Although the Pucci invitation was for 9 p.m., we’re still standing around at 10:30. Some of us are grumbling about missing the Iggy Pop concert on the beach. When we finally sit down, a German count named Carl von Bismarck is furious to discover that his ex-wife is seated at a better table than he and his current wife. “She’s not even a countess,” sniffs one of the guests. Carl von Bismarck throws a tantrum, yells at ­Arnault-Gancia, storms off, comes back, yells again, and leaves again. Not quite Iggy Pop, but entertaining nonetheless.

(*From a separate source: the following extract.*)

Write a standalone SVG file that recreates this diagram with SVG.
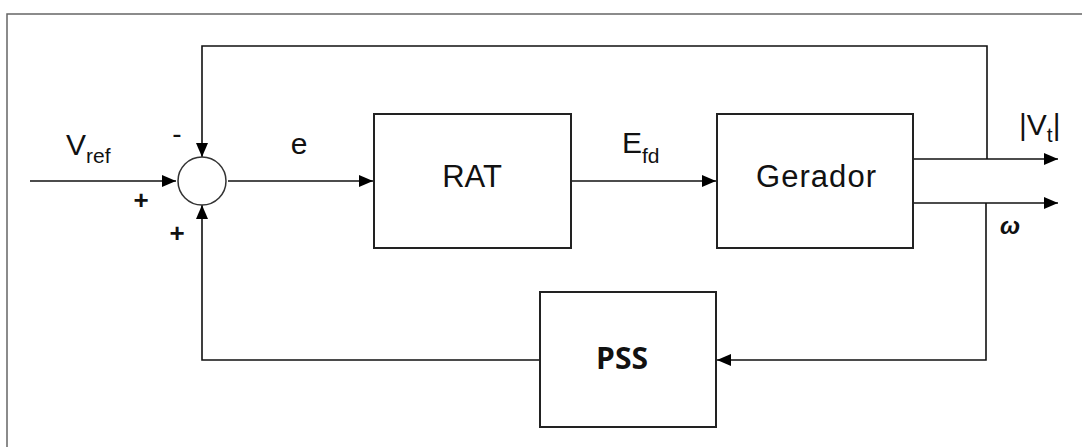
<svg xmlns="http://www.w3.org/2000/svg" width="1082" height="447" viewBox="0 0 1082 447">
<style>
.blk{fill:#fff;stroke:#222;stroke-width:2}
.ln{fill:none;stroke:#111;stroke-width:1.6}
.t{font-family:"Liberation Sans",Arial,sans-serif;fill:#111}
.sub{font-size:21px}
</style>
<defs>
<marker id="arr" markerWidth="14" markerHeight="12" refX="14" refY="6" orient="auto" markerUnits="userSpaceOnUse">
<path d="M0,0 L14,6 L0,12 Z" fill="#000"/>
</marker>
</defs>
<rect width="1082" height="447" fill="#fff"/>
<path d="M7,447 V14 H1082" fill="none" stroke="#666" stroke-width="1.5"/>
<g id="connectors">
<path class="ln" d="M30,181 H176" marker-end="url(#arr)"/>
<path class="ln" d="M228,181 H373" marker-end="url(#arr)"/>
<path class="ln" d="M571,181 H716" marker-end="url(#arr)"/>
<path class="ln" d="M913,159 H1058" marker-end="url(#arr)"/>
<path class="ln" d="M913,203 H1058" marker-end="url(#arr)"/>
<path class="ln" d="M987,159 V46 H202 V157" marker-end="url(#arr)"/>
<path class="ln" d="M986,203 V360 H717" marker-end="url(#arr)"/>
<path class="ln" d="M540,360 H202 V205" marker-end="url(#arr)"/>
</g>
<g id="sum">
<circle cx="202" cy="181" r="24" fill="#fff" stroke="#333" stroke-width="1.5"/>
<text class="t" x="177" y="143" font-size="28" text-anchor="middle">-</text>
<text class="t" x="141" y="209" font-size="26" font-weight="bold" text-anchor="middle">+</text>
<text class="t" x="177" y="242" font-size="26" font-weight="bold" text-anchor="middle">+</text>
</g>
<g id="vref"><text class="t" x="66" y="155" font-size="30">V<tspan class="sub" dy="8">ref</tspan></text></g>
<g id="e"><text class="t" x="299" y="154" font-size="30" text-anchor="middle">e</text></g>
<g id="rat">
<rect class="blk" x="374" y="114" width="197" height="134"/>
<text class="t" x="472" y="187" font-size="31" text-anchor="middle">RAT</text>
</g>
<g id="efd"><text class="t" x="622" y="153" font-size="30">E<tspan class="sub" dy="10">fd</tspan></text></g>
<g id="gerador">
<rect class="blk" x="717" y="114" width="196" height="134"/>
<text class="t" x="816" y="187" font-size="31" text-anchor="middle" textLength="120">Gerador</text>
</g>
<g id="vt"><text class="t" x="1019" y="135" font-size="30">|V<tspan class="sub" dy="7">t</tspan><tspan dy="-7">|</tspan></text></g>
<g id="omega"><text class="t" x="1000" y="234" font-size="24" font-weight="bold" font-style="italic" font-family="'DejaVu Serif',serif">ω</text></g>
<g id="pss">
<rect class="blk" x="540" y="292" width="176" height="135"/>
<text x="622" y="369" font-size="30" font-weight="bold" text-anchor="middle" font-family="'Open Sans','Noto Sans',sans-serif" fill="#111">PSS</text>
</g>
</svg>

The next morning, Mera and Don Rubell are hosting a breakfast at the Rubell Family Collection with their children, Jennifer and Jason. Mera was among the driving forces in bringing Art Basel to Miami, and her daughter, Jennifer, seems to have inherited her uncle Steve Rubell’s flair for entertaining. She has prepared a breakfast of 2,000 peeled eggs, 2,000 croissants, 2,000 strips of bacon—and no utensils. Guests are advised to don the surgical gloves laid out at the tables, and many do, digging into the trough of bacon. It has to count as one of the better moments of the week: hundreds of wealthy, cultured Babelites eating breakfast with their hands.